The 19th-century pick-up in living-standards growth began a significant acceleration that, in the 20th century, exploded upward. A remarkable thirty-fold increase was recorded in just five generations. Economic activity during the past century and a half, the tiny tip of human experience, became profoundly different from what it had been for thousands of years. That nearly all global progress in living standards has occurred in a single burst is named the Great Fact. The massive change becomes especially relevant to the GEM Project when coupled with Alfred Chandler’s insightful research (1977, 1990, 1992).
In Chandler’s narrative, trend productivity growth was transformed by increasing returns associated with the spread of large, bureaucratic firms, beginning in North America and Europe and dating from the late 1800s. The now-ubiquitous hierarchical enterprises were enabled by creation of railroad, steamship, telegraph and cable systems, reducing delivery times and uncertainties for large flows of goods through national and international economies. The wave of uncomplex technological innovations exploiting the potential for high-volume, high-speed production was named the Second Industrial Revolution. From Chandler et al. (1997, pp.12-13, italics added): “Entrepreneurs and firms in these nations [U.S., Britain, Germany] pioneered the commercialization of new capital-intensive technologies by making the investments and creating the new corporate forms required to fully exploit their profit-making potential.”

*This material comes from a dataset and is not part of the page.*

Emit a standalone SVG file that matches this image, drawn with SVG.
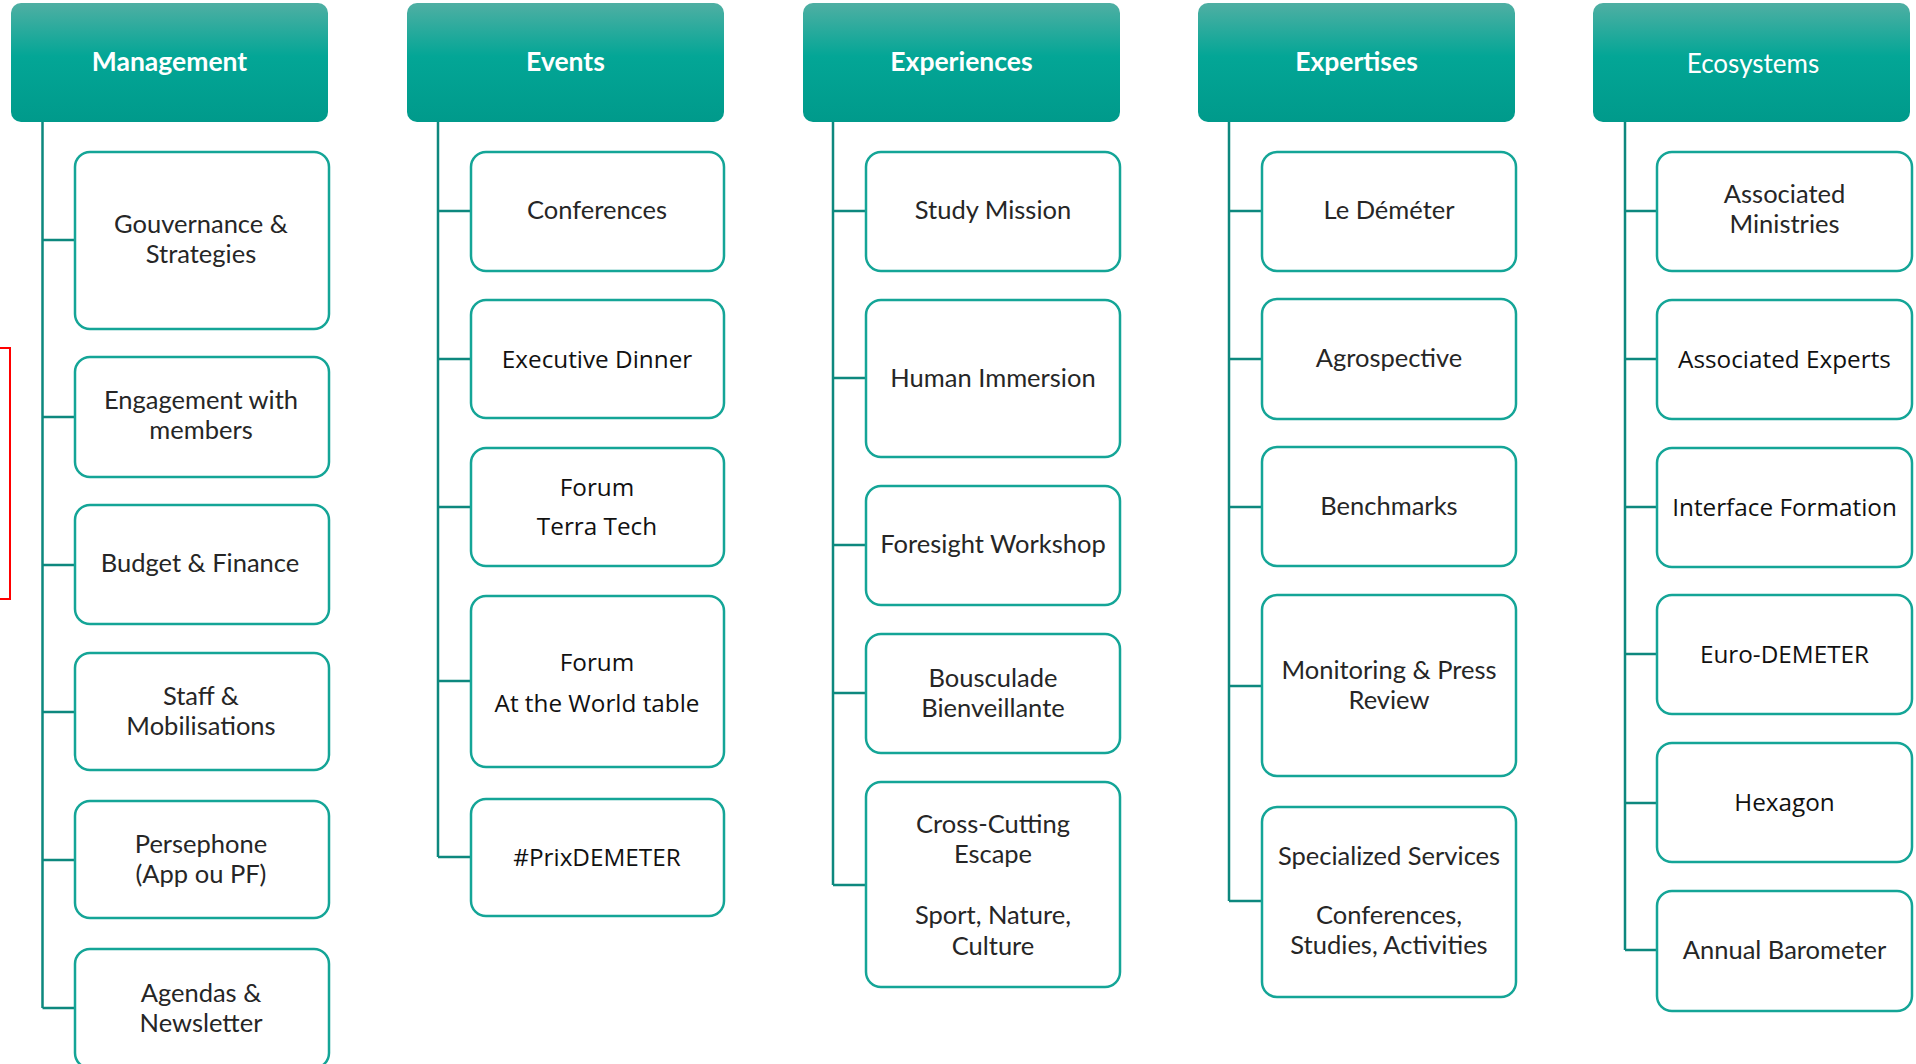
<svg xmlns="http://www.w3.org/2000/svg" width="1916" height="1064" viewBox="0 0 1916 1064">
<defs>
<linearGradient id="hdr" x1="0" y1="0" x2="0" y2="1">
<stop offset="0" stop-color="#4fafa3"/>
<stop offset="0.45" stop-color="#03a696"/>
<stop offset="1" stop-color="#009a8b"/>
</linearGradient>
</defs>
<style>
.hdr{fill:url(#hdr);}
.ht{font-family:Lato,"Liberation Sans",sans-serif;font-size:26.5px;font-weight:bold;fill:#ffffff;text-anchor:middle;}
.htr{font-weight:normal;font-size:26px;}
.box{fill:#ffffff;stroke:#14a597;stroke-width:2.5;}
.t{font-family:Lato,"Liberation Sans",sans-serif;font-size:25.5px;fill:#262626;text-anchor:middle;}
.alt{font-family:"Open Sans","Liberation Sans",sans-serif;font-size:24.3px;fill:#111111;}
.con{fill:none;stroke:#0d887e;stroke-width:2.5;}
</style>
<rect width="1916" height="1064" fill="#ffffff"/>
<rect x="-20" y="348" width="30" height="251" fill="none" stroke="#ff0000" stroke-width="2"/>

<g id="connectors">
<path class="con" d="M42.5 122 V1008 M42.5 240 H75 M42.5 417 H75 M42.5 565 H75 M42.5 712 H75 M42.5 860 H75 M42.5 1008 H75"/>
<path class="con" d="M438 122 V857 M438 211 H471 M438 359 H471 M438 507 H471 M438 681 H471 M438 857 H471"/>
<path class="con" d="M833 122 V885 M833 211 H866 M833 378 H866 M833 545 H866 M833 693 H866 M833 885 H866"/>
<path class="con" d="M1229 122 V901 M1229 211 H1262 M1229 359 H1262 M1229 507 H1262 M1229 686 H1262 M1229 901 H1262"/>
<path class="con" d="M1625 122 V950 M1625 211 H1657 M1625 359 H1657 M1625 507 H1657 M1625 654 H1657 M1625 803 H1657 M1625 950 H1657"/>
</g>

<g id="h-management"><rect class="hdr" x="11" y="3" width="317" height="119" rx="10"/><text class="ht" x="169.5" y="71">Management</text></g>
<g id="h-events"><rect class="hdr" x="407" y="3" width="317" height="119" rx="10"/><text class="ht" x="565.5" y="71">Events</text></g>
<g id="h-experiences"><rect class="hdr" x="803" y="3" width="317" height="119" rx="10"/><text class="ht" x="961.5" y="71">Experiences</text></g>
<g id="h-expertises"><rect class="hdr" x="1198" y="3" width="317" height="119" rx="10"/><text class="ht" x="1356.5" y="71">Expertises</text></g>
<g id="h-ecosystems"><rect class="hdr" x="1593" y="3" width="317" height="119" rx="10"/><text class="ht htr" x="1753" y="73">Ecosystems</text></g>

<!-- Management -->
<g id="n-gouvernance"><rect class="box" x="75" y="152" width="254" height="177" rx="15"/><text class="t"><tspan x="201" y="232.5">Gouvernance &amp;</tspan><tspan x="201" y="262.5">Strategies</tspan></text></g>
<g id="n-engagement"><rect class="box" x="75" y="357" width="254" height="120" rx="15"/><text class="t"><tspan x="201" y="409">Engagement with</tspan><tspan x="201" y="439">members</tspan></text></g>
<g id="n-budget"><rect class="box" x="75" y="505" width="254" height="119" rx="15"/><text class="t" x="200" y="572">Budget &amp; Finance</text></g>
<g id="n-staff"><rect class="box" x="75" y="653" width="254" height="117" rx="15"/><text class="t"><tspan x="201" y="705">Staff &amp;</tspan><tspan x="201" y="735">Mobilisations</tspan></text></g>
<g id="n-persephone"><rect class="box" x="75" y="801" width="254" height="117" rx="15"/><text class="t"><tspan x="201" y="853">Persephone</tspan><tspan x="201" y="883">(App ou PF)</tspan></text></g>
<g id="n-agendas"><rect class="box" x="75" y="949" width="254" height="119" rx="15"/><text class="t"><tspan x="201" y="1001.5">Agendas &amp;</tspan><tspan x="201" y="1031.5">Newsletter</tspan></text></g>

<!-- Events -->
<g id="n-conferences"><rect class="box" x="471" y="152" width="253" height="119" rx="15"/><text class="t" x="597" y="218.5">Conferences</text></g>
<g id="n-executive"><rect class="box" x="471" y="300" width="253" height="118" rx="15"/><text class="t alt" x="597" y="367.5">Executive Dinner</text></g>
<g id="n-terratech"><rect class="box" x="471" y="448" width="253" height="118" rx="15"/><text class="t alt"><tspan x="597" y="495.5">Forum</tspan><tspan x="597" y="534.5">Terra Tech</tspan></text></g>
<g id="n-worldtable"><rect class="box" x="471" y="596" width="253" height="171" rx="15"/><text class="t alt"><tspan x="597" y="671">Forum</tspan><tspan x="597" y="711.5">At the World table</tspan></text></g>
<g id="n-prix"><rect class="box" x="471" y="799" width="253" height="117" rx="15"/><text class="t alt" x="597" y="866">#PrixDEMETER</text></g>

<!-- Experiences -->
<g id="n-study"><rect class="box" x="866" y="152" width="254" height="119" rx="15"/><text class="t" x="993" y="218.5">Study Mission</text></g>
<g id="n-human"><rect class="box" x="866" y="300" width="254" height="157" rx="15"/><text class="t" x="993" y="386.5">Human Immersion</text></g>
<g id="n-foresight"><rect class="box" x="866" y="486" width="254" height="119" rx="15"/><text class="t" x="993" y="553">Foresight Workshop</text></g>
<g id="n-bousculade"><rect class="box" x="866" y="634" width="254" height="119" rx="15"/><text class="t"><tspan x="993" y="686.5">Bousculade</tspan><tspan x="993" y="716.5">Bienveillante</tspan></text></g>
<g id="n-crosscutting"><rect class="box" x="866" y="782" width="254" height="205" rx="15"/><text class="t"><tspan x="993" y="832.5">Cross-Cutting</tspan><tspan x="993" y="863">Escape</tspan><tspan x="993" y="924">Sport, Nature,</tspan><tspan x="993" y="954.5">Culture</tspan></text></g>

<!-- Expertises -->
<g id="n-demeter"><rect class="box" x="1262" y="152" width="254" height="119" rx="15"/><text class="t" x="1389" y="218.5">Le Déméter</text></g>
<g id="n-agrospective"><rect class="box" x="1262" y="299" width="254" height="120" rx="15"/><text class="t" x="1389" y="367">Agrospective</text></g>
<g id="n-benchmarks"><rect class="box" x="1262" y="447" width="254" height="119" rx="15"/><text class="t" x="1389" y="514.5">Benchmarks</text></g>
<g id="n-monitoring"><rect class="box" x="1262" y="595" width="254" height="181" rx="15"/><text class="t"><tspan x="1389" y="678.5">Monitoring &amp; Press</tspan><tspan x="1389" y="709">Review</tspan></text></g>
<g id="n-specialized"><rect class="box" x="1262" y="807" width="254" height="190" rx="15"/><text class="t"><tspan x="1389" y="865">Specialized Services</tspan><tspan x="1389" y="924">Conferences,</tspan><tspan x="1389" y="954">Studies, Activities</tspan></text></g>

<!-- Ecosystems -->
<g id="n-ministries"><rect class="box" x="1657" y="152" width="255" height="119" rx="15"/><text class="t"><tspan x="1784.5" y="203">Associated</tspan><tspan x="1784.5" y="233">Ministries</tspan></text></g>
<g id="n-experts"><rect class="box" x="1657" y="300" width="255" height="119" rx="15"/><text class="t alt" x="1784.5" y="367.5">Associated Experts</text></g>
<g id="n-interface"><rect class="box" x="1657" y="448" width="255" height="119" rx="15"/><text class="t alt" x="1784.5" y="515.5">Interface Formation</text></g>
<g id="n-euro"><rect class="box" x="1657" y="595" width="255" height="119" rx="15"/><text class="t alt" x="1784.5" y="662.5">Euro-DEMETER</text></g>
<g id="n-hexagon"><rect class="box" x="1657" y="743" width="255" height="119" rx="15"/><text class="t alt" x="1784.5" y="811">Hexagon</text></g>
<g id="n-barometer"><rect class="box" x="1657" y="891" width="255" height="120" rx="15"/><text class="t" x="1784.5" y="958.5">Annual Barometer</text></g>
</svg>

That an increasing and now dominating share of global GDP is associated with large, bureaucratic firms is at the heart of the Great Fact. Unhappily, macro theorists never got the message that such establishments are home to optimizing activities that fundamentally differ from what occurs in their small, uncomplex counterparts. Production processes that intensively exploit scale and specialization, creating powerful combinations of size, high productivity, workplace information asymmetries, job routinization, market rents, and the criticality of voluntary employee cooperation, today coexist with market-centric businesses that are much more simply organized and motivated.
Chandler’s new corporate forms create an activity set (workplace exchange) that the two-venue model integrates with mainstream market-centric thinking. Macro theory has been enriched by an additional class of equilibrium, i.e., rest periods in the space of optimizing workplace decision rules, that frequently dominates market equilibrium.